We dismiss Mr. Owens's section 2241 habeas petition as moot without prejudice to the filing of a habeas petition under section 2254 once he exhausts his state court remedies.
B. Mr. Owens did not exhaust his post-sentencing habeas request.
The Commonwealth next argues a claim for post-sentencing habeas relief under 28 U.S.C. § 2254 must be dismissed for lack of exhaustion. Congress, through section 2254, authorizes the federal courts to issue a writ of habeas corpus on “behalf of a person in custody pursuant to the judgment of a State court only on the ground that he is in custody in violation of the Constitution or laws or treaties of the United States.”
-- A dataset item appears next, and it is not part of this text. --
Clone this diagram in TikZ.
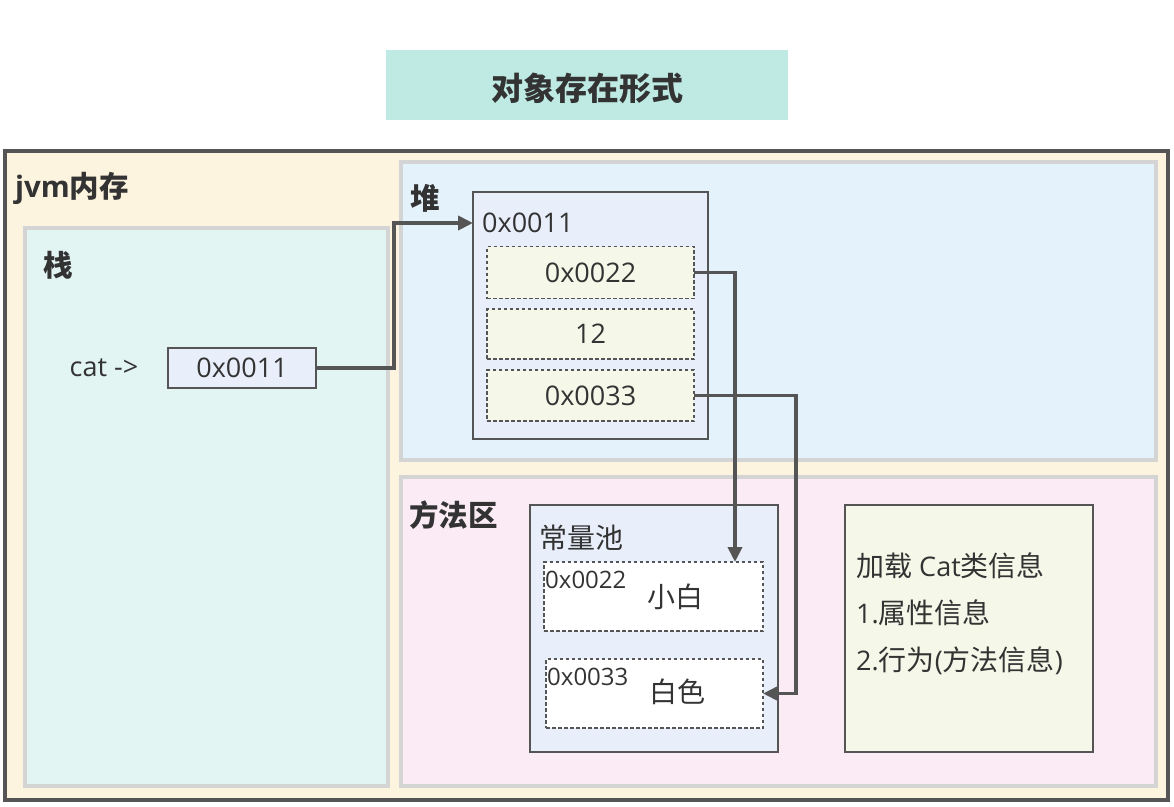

Congress, through the Antiterrorism and Effective Death Penalty Act (“AEDPA”), limits our review of state court judgments. We may not grant a habeas petition “unless .. the applicant has exhausted the remedies available in the courts of the State[.]” A claim is unexhausted if the petitioner “has the right under the law of the State to raise, by any available procedure, the question presented” but does not do so.
Id. § 2254.
Id. § 2254(b)(1)(A).
Id. § 2254(c).
A habeas petitioner exhausts his state remedies by giving “the state courts one full opportunity to resolve any constitutional issues by invoking one complete round of the State's established appellate review process.” In Pennsylvania, one complete round of the appellate review process is presentation of constitutional issues through the Pennsylvania Superior Court.It is the petitioner's burden to demonstrate exhaustion.
O'Sullivan v. Boerckel, 526 U.S. 838, 845 (1999).
Lambert v. Blackwell, 387 F.3d 210, 232-34 (3d Cir. 2004).
DeFoy, 393 F.3d at 442.
Mr. Owens's claim, assuming it is from Judge Geishauser's October 30, 2024 Order, is not exhausted. Pennsylvania Rule of Appellate Procedure provides a thirty day appeal period from the entry of a final order. We are currently within the thirty day period within which Mr. Owens can appeal. A search of the public docket of the Pennsylvania Superior Court does not show Mr. Owens appealed from Judge Geishauser's October 30, 2024 Order recommitting him to serve the remainder of the maximum of his sentence. We dismiss Mr. Owens's habeas request (to the extent he seeks post-sentencing habeas relief under section 2254) without prejudice for him to exhaust his state court remedies.
Pa. R. App. P. 903(a).
A check of the public docket confirms Mr. Owens petitioned for writ of mandamus in the Pennsylvania Superior Court on October 25, 2024 before the Gagnon II hearing. Owens v. Martin, 36 MDM 2024 (Pa. Super. Ct.). The Pennsylvania Superior Court dismissed Mr. Owens's petition for a writ of mandamus as moot on November 4, 2024 without prejudice to allow him to seek relief in the trial court, explaining mandamus is generally not available under Pennsylvania law as a vehicle to obtain appellate review. See docket at 36 MDM 2024.
C. We deny a certificate of appealability.
We find no basis for a certificate of appealability. “Unless a circuit justice or judge issues a certificate of appealability, an appeal may not be taken to the court of appeals from ... the final order in a habeas corpus proceeding in which the detention complained of arises out of process issued by a State court.” We may issue a certificate of appealability “only if the applicant has made a substantial showing of the denial of a constitutional right.” Mr. Owens “satisfies this standard by demonstrating that jurists of reason could disagree with the district court's resolution of his constitutional claims or that jurists could conclude the issues presented are adequate to deserve encouragement to proceed further.” We decline to issue a certificate of appealability. Reasonable jurists could not disagree with our resolution of Mr. Owens's claims.
Id. § 2253(c)(2).
Miller-El v. Cockrell, 537 U.S. 322, 327 (2003) (citing Slack v. McDaniel, 529 U.S. 473, 484 (2000)).
III. Conclusion
We deny Mr. Owens's habeas petition and deny a certificate of appealability.